Les deux puissances se jaugent au large alors que la Marine chinoise comble à grande vitesse son retard à l’injonction du président Xi Jinping, grâce à son appareil industriel massif, fabricant des destroyers et navires d’assaut amphibie à la chaîne, ainsi qu’un troisième porte-avions attendu cette année. Avec 360 navires et sous-marins, l’APL est déjà plus imposante que l’US Navy, grâce au grand bond en avant décrété par le dirigeant le plus autoritaire depuis Mao, et pourrait atteindre le chiffre de 550 unités en 2030, a déclaré devant le Sénat, James Fanell, officier à la retraite. Si l’Amérique garde une longueur d’avance technologique en matière aéronavale, les amiraux chinois ont l’avantage de la proximité géographique, et peuvent concentrer l’essentiel de leur force en Asie orientale face au « gendarme du monde », engagé sur l’ensemble des mers.

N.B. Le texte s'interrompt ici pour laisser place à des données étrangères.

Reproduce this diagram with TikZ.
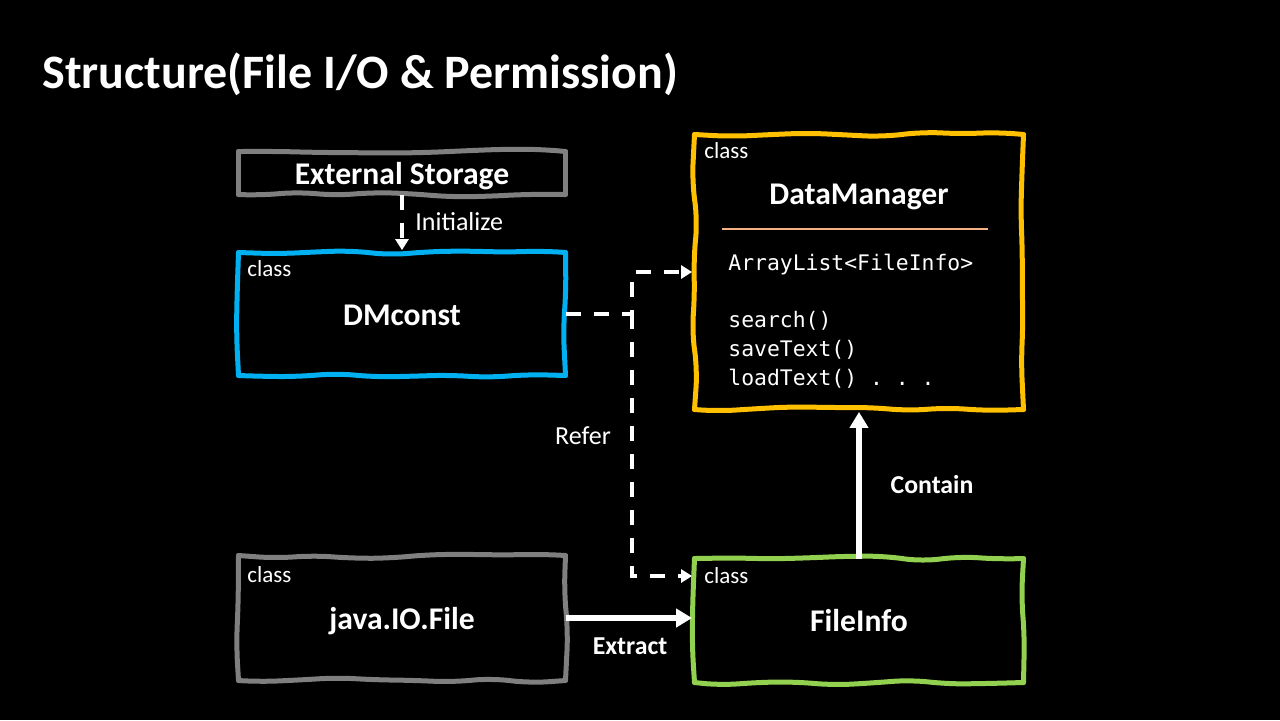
\documentclass[tikz,border=0pt]{standalone}
\usepackage{fontspec}
\setmainfont{Carlito}
\setmonofont{DejaVu Sans Mono}
\usetikzlibrary{arrows.meta,decorations.pathmorphing}
\definecolor{boxgray}{HTML}{7F7F7F}
\definecolor{boxblue}{HTML}{00B0F0}
\definecolor{boxorange}{HTML}{FFC000}
\definecolor{boxgreen}{HTML}{92D050}
\definecolor{rulepeach}{HTML}{F4B183}
\tikzstyle{box}=[rectangle, outer sep=0pt, minimum width=163.5pt, inner sep=0pt, text=white, text height=11pt, text depth=0pt, font=\bfseries\fontsize{15.8}{19}\selectfont]
\tikzstyle{wobble}=[line width=2.5pt, line cap=round, line join=round, decorate, decoration={random steps,segment length=19pt,amplitude=1.5pt}, rounded corners=9pt]
\tikzstyle{classtag}=[anchor=west, inner sep=0pt, text=white, font=\fontsize{11.5}{13}\selectfont]
\tikzstyle{member}=[anchor=west, inner sep=0pt, text=white, font=\ttfamily\fontsize{10.7}{13}\selectfont]
\tikzstyle{lbl}=[inner sep=0pt, text=white, font=\fontsize{13}{15}\selectfont]
\tikzstyle{boldlbl}=[lbl, font=\bfseries\fontsize{12.9}{15}\selectfont]
\tikzstyle{dashedge}=[draw=white, line width=2pt, dash pattern=on 7.5pt off 6.5pt, shorten >=1.2pt, -{Triangle[length=5.5pt,width=6.5pt]}]
\tikzstyle{solidedge}=[draw=white, line width=3pt, shorten >=1.2pt, -{Triangle[length=8pt,width=9pt]}]
\pgfmathsetseed{11}

\begin{document}
\begin{tikzpicture}[x=0.5pt, y=-0.5pt]
    % Black slide and its title
    \fill[black] (0,0) rectangle (1280,720);
    \useasboundingbox (0,0) rectangle (1280,720);
    \node[anchor=base west, inner sep=0pt, text=white, font=\bfseries\fontsize{24}{29}\selectfont] (title) at (42,88) {Structure(File I/O \& Permission)};

    % First we place the class boxes
    \node[box, minimum height=21.5pt] (storage) at (402,173) {External Storage};
    \node[box, minimum height=61.5pt] (dmconst) at (402,314) {DMconst};
    \node[box, minimum width=164.5pt, minimum height=137.5pt] (datamgr) at (859,272) {};
    \node[box, minimum height=62.5pt] (javafile) at (402,618) {java.IO.File};
    \node[box, minimum width=164.5pt, minimum height=62pt] (fileinfo) at (859,620.5) {FileInfo};

    % Then their hand drawn borders, side by side
    \foreach \name/\col in {storage/boxgray, dmconst/boxblue, datamgr/boxorange, javafile/boxgray, fileinfo/boxgreen}
        \foreach \from/\to in {north west/north east, north east/south east, south east/south west, south west/north west}
            \draw[wobble, draw=\col] (\name.\from) -- (\name.\to);

    \foreach \pos/\name in {{(247,269)/dmtag}, {(704,151)/mgrtag}, {(247,575)/filetag}, {(704,576)/infotag}}
        \node[classtag] (\name) at \pos {class};

    % Members of DataManager
    \node[inner sep=0pt, text=white, font=\bfseries\fontsize{15.8}{19}\selectfont] (mgrname) at (859,197) {DataManager};
    \draw[rulepeach, line width=0.6pt] (722,229) -- (988,229);
    \foreach \txt/\yy [count=\i] in {{ArrayList<FileInfo>}/265, {search()}/321, {saveText()}/350, {loadText() . . .}/379}
        \node[member] (member\i) at (728,\yy) {\txt};

    % Connect boxes with edges
    \coordinate (split) at (632,314);
    \path[dashedge] (storage.south) -- (dmconst.north);
    \path[dashedge] (dmconst.east) -- (split) |- (datamgr.west);
    \path[dashedge] (split) |- ([yshift=22.25pt]fileinfo.west);
    \path[solidedge] (javafile.east) -- (javafile.east -| fileinfo.west);
    \path[solidedge] (fileinfo.north) -- (datamgr.south);

    \node[lbl, anchor=west] (initialize) at (415,222) {Initialize};
    \node[lbl] (refer) at (583,436) {Refer};
    \node[boldlbl] (extract) at (630,646) {Extract};
    \node[boldlbl] (contain) at (932,485) {Contain};
\end{tikzpicture}
\end{document}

La bataille pour la mer de Chine méridionale se joue aussi dans les abysses. Sa profondeur, allant jusqu’à 5 000 mètres de fond, offre une porte de sortie furtive cruciale aux sous-marins lanceurs d’engins nucléaires chinois basés à Hainan. À condition d’éloigner les submersibles adverses en embuscade. « Ici, les sous-marins de l’US Navy et de l’APL jouent au chat et à la souris », explique Bill Hayton, auteur de l’ouvrage de référence The South China Sea. The Struggle for Power in Asia. À la surface, la Marine chinoise tente d’imposer son droit de contrôle sur cette route maritime clé pour les approvisionnements en hydrocarbures de l’Asie du Nord-Est, dont le Japon, et la Corée du Sud.

À l’orée de la nouvelle Administration démocrate, les « bateaux bleus » sont une nouvelle fois à la manœuvre, sous le regard plus attentif des alliés de l’Amérique, dont les marines européennes. La France, et même l’Allemagne comptent naviguer cette année dans ces eaux disputées, serrant les rangs avec le Japon et l’Australie pour y affirmer la « liberté de navigation », sur ce « point chaud » du globe.